• [Data provided]
______________________________

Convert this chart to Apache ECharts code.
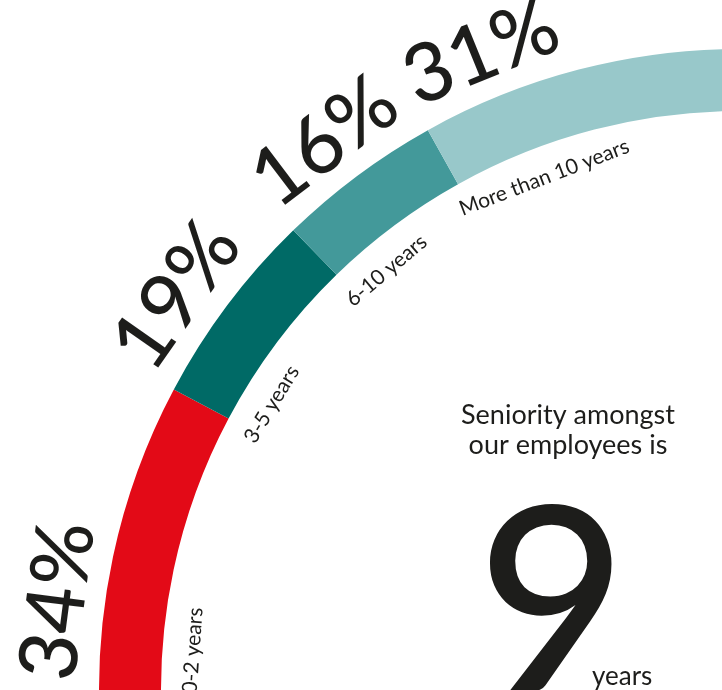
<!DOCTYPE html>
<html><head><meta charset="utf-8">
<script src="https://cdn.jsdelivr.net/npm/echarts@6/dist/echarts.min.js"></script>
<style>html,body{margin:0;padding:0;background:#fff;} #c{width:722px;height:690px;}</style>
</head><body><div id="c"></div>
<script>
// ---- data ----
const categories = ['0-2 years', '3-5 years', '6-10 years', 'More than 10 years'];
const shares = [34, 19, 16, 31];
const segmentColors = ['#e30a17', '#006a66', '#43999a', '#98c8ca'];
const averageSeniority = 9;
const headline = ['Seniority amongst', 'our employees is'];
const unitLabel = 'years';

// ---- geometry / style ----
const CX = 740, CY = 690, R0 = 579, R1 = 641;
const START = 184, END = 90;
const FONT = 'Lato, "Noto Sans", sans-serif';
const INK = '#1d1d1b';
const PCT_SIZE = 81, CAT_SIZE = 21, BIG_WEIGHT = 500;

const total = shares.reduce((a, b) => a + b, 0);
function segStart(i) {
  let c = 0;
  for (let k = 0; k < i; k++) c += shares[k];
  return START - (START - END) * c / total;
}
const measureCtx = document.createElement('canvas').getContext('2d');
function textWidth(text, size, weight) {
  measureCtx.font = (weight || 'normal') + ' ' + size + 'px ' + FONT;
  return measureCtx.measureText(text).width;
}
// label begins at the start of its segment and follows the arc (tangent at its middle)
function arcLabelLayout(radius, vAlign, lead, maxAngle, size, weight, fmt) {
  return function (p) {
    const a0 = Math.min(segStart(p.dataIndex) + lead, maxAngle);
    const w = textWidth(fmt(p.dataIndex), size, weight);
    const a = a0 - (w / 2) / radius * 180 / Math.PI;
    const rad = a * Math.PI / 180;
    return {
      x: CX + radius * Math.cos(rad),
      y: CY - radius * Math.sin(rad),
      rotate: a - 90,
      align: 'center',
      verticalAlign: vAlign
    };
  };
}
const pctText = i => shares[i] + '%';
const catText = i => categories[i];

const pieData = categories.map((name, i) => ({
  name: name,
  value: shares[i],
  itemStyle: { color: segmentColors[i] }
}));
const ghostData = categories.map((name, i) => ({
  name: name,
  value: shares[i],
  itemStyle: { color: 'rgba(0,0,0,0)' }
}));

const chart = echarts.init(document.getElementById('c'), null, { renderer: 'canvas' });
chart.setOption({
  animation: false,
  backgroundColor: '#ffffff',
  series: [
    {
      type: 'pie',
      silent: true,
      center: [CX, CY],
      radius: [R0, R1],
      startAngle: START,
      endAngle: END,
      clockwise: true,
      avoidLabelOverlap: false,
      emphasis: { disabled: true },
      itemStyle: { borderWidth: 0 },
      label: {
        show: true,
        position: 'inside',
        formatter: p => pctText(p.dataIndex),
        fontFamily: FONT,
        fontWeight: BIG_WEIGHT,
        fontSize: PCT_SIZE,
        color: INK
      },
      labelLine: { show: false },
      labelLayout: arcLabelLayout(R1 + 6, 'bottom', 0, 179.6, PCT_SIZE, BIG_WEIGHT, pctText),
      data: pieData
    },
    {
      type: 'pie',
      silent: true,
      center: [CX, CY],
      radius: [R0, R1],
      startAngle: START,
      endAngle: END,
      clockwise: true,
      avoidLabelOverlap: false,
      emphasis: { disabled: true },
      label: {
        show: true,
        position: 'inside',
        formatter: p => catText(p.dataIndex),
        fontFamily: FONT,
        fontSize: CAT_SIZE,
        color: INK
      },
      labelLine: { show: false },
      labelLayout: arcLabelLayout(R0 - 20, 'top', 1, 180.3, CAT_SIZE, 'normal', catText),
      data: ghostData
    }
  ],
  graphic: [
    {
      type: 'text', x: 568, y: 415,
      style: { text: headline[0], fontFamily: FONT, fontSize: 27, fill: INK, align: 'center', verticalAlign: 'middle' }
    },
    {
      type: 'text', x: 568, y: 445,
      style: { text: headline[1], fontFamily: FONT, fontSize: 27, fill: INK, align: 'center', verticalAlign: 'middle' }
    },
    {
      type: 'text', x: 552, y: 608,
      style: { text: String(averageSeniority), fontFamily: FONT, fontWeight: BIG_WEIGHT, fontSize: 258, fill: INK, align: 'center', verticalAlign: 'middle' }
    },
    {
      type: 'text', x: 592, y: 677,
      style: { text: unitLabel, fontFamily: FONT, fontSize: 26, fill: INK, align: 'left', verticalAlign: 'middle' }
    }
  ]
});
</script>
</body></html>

______________________________

• [Exercise aim] Leave out the pictures, then repeat the listing above exactly from its first line to the line with "const PCT_SIZE = 81, CAT_SIZE", inclusive.

• [Reply]
Convert this chart to Apache ECharts code.
<!DOCTYPE html>
<html><head><meta charset="utf-8">
<script src="https://cdn.jsdelivr.net/npm/echarts@6/dist/echarts.min.js"></script>
<style>html,body{margin:0;padding:0;background:#fff;} #c{width:722px;height:690px;}</style>
</head><body><div id="c"></div>
<script>
// ---- data ----
const categories = ['0-2 years', '3-5 years', '6-10 years', 'More than 10 years'];
const shares = [34, 19, 16, 31];
const segmentColors = ['#e30a17', '#006a66', '#43999a', '#98c8ca'];
const averageSeniority = 9;
const headline = ['Seniority amongst', 'our employees is'];
const unitLabel = 'years';

// ---- geometry / style ----
const CX = 740, CY = 690, R0 = 579, R1 = 641;
const START = 184, END = 90;
const FONT = 'Lato, "Noto Sans", sans-serif';
const INK = '#1d1d1b';
const PCT_SIZE = 81, CAT_SIZE = 21, BIG_WEIGHT = 500;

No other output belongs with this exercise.